残る3隻は、052Dミサイル駆逐艦「烏魯木齊」、054Aフリゲート艦「臨沂」、901型補給「東平湖」であり、アデン湾で護衛を行う特別編成の第45部隊で、主に北部戦区の海軍部隊で構成されています。
この緊迫した地域に米中両国の軍艦が同時に出現したことに、世間の注目が集まっています。
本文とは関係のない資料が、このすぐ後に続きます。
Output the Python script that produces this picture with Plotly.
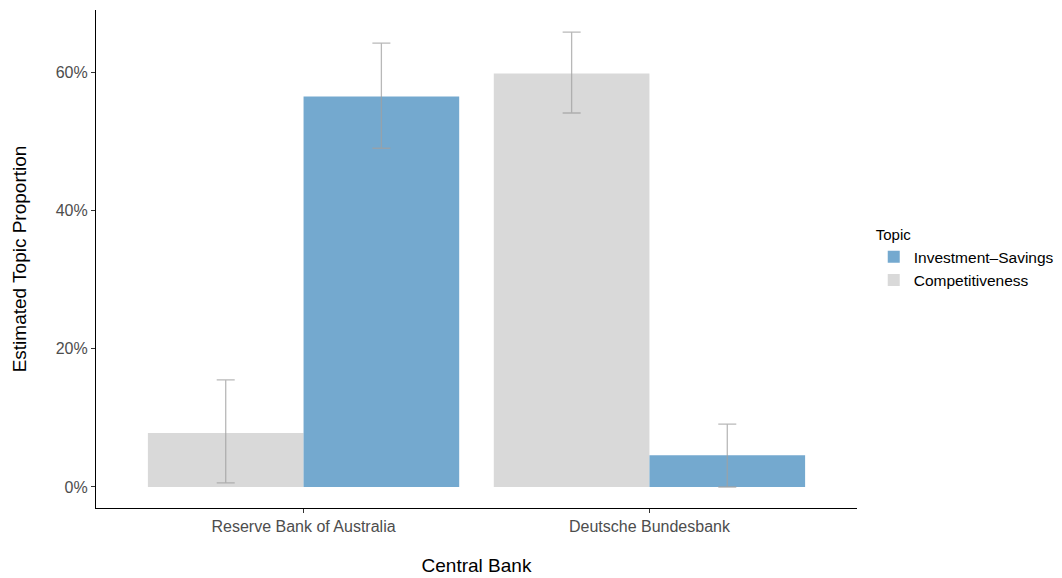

台湾国防安全研究院の国防戦略・資源研究所の蘇紫雲所長によれば、この地域では多くのクルーズ船が海賊被害に遭っているため、中共海軍はペルシャ湾とアデン湾の間で護衛任務を実施しており、これまでに45隻の艦船を派遣しているとのことです。
台湾国防安全研究院の蘇紫雲氏
「第44部隊と第45部隊の引き継ぎの時に、イスラエルとパレスチナの戦争が勃発したために、この6隻の入れ換えは延期になるでしょう。元の3隻は遅れて帰還することになり、新たな3隻の到着で力が倍増します。日常の対海賊任務を遂行しながら、他方では主要な海軍部隊の役割を果たすことになるでしょう。なにしろ、同じ紅海海域では、イエメンの抵抗勢力が発射したミサイルや無人偵察機を米海軍の艦船が撃墜したばかりであり、その近くに中共の艦船もいるのです。両者は言うまでもなく象徴的な対比です」
052Dミサイル駆逐艦は、フェーズドアレイ・レーダーと垂直発射システムを装備し、中共海軍で運用されているミサイル駆逐艦の中で最高の性能を誇ります。その052Dミサイル駆逐艦は現在、中東に2隻同時に配備されています。
台湾国家政策研究基金会軍事専門家・李正修氏
「このことは、中国が米国に次いで中東に軍艦を派遣し、法と秩序を維持できる唯一の国であることを強調しています。私が考えるに最も重要なのは、米国以外の声を代表していることを世界に知ってもらいたいということだと思います。さらに中共は、中東の治安維持のために軍艦を派遣する能力を持っていることを示したいとはいえ、現時点では米国と長期間にわたって戦う能力を備えているわけではなく、特に中国から遠く離れた場所ではなおさらです」
21日、米国防総省はTHAADを含むミサイル防衛システムを中東に配備し、米軍も追加派遣すると発表しました。ロイド・オースティン米国防長官は22日、イラクとシリアの米軍基地を攻撃するロケットや無人機が目撃されているとメディアに語りました。中東で米軍や人々が攻撃される可能性が「劇的にエスカレートしている」と語っています。
蘇紫雲氏
「米軍はすでにはっきりと自分たちの立場を表明しています。今回の件ではイスラエルが被害者なので、自己防衛する権利があります。そのため、米軍は一つにはイスラエル軍をサポートし必要な物資を提供します。二つ目にはイランやレバノンなど、他の国々がこの問題に首を突っ込むのを阻止します。三つ目には、もし必要ならば米国人の人質を救出することです。これも自己防衛の一環です。最後に、イスラエルがガザを占領するのを間接的に防ぐ役割も果たします。結局のところ、米軍はパワーバランスを取るためにここにいる、というのが全体的な見方です」
蘇氏は、中共の艦船はたしかに同じく中東の海域にいるものの、米国の艦船とまったく同じ海域にいるわけではなく、意味合いも異なると指摘しています。
蘇紫雲氏
「実のところ、米海軍は地中海にいて、中共海軍はペルシャ湾にいるため、実はイラクとシリアが位置するアラビア半島を隔てているのです。中共海軍は2015年、ロシア海軍と合同演習を行うために地中海に進入したことがあります。ただ今回は地中海には入らず、南のペルシャ湾にいます。この場合、中共の軍艦は外交的存在としてそこにいる、ただそれだけです」
今年スーダンで内乱が発生した後、中共が052DL型ミサイル駆逐艦「南寧」と903型補給艦「微山湖」を派遣し、アデン湾から華僑を避難させたことが記憶に新しいです。しかし、今のところ、中共当局はまだ避難計画を発表していません。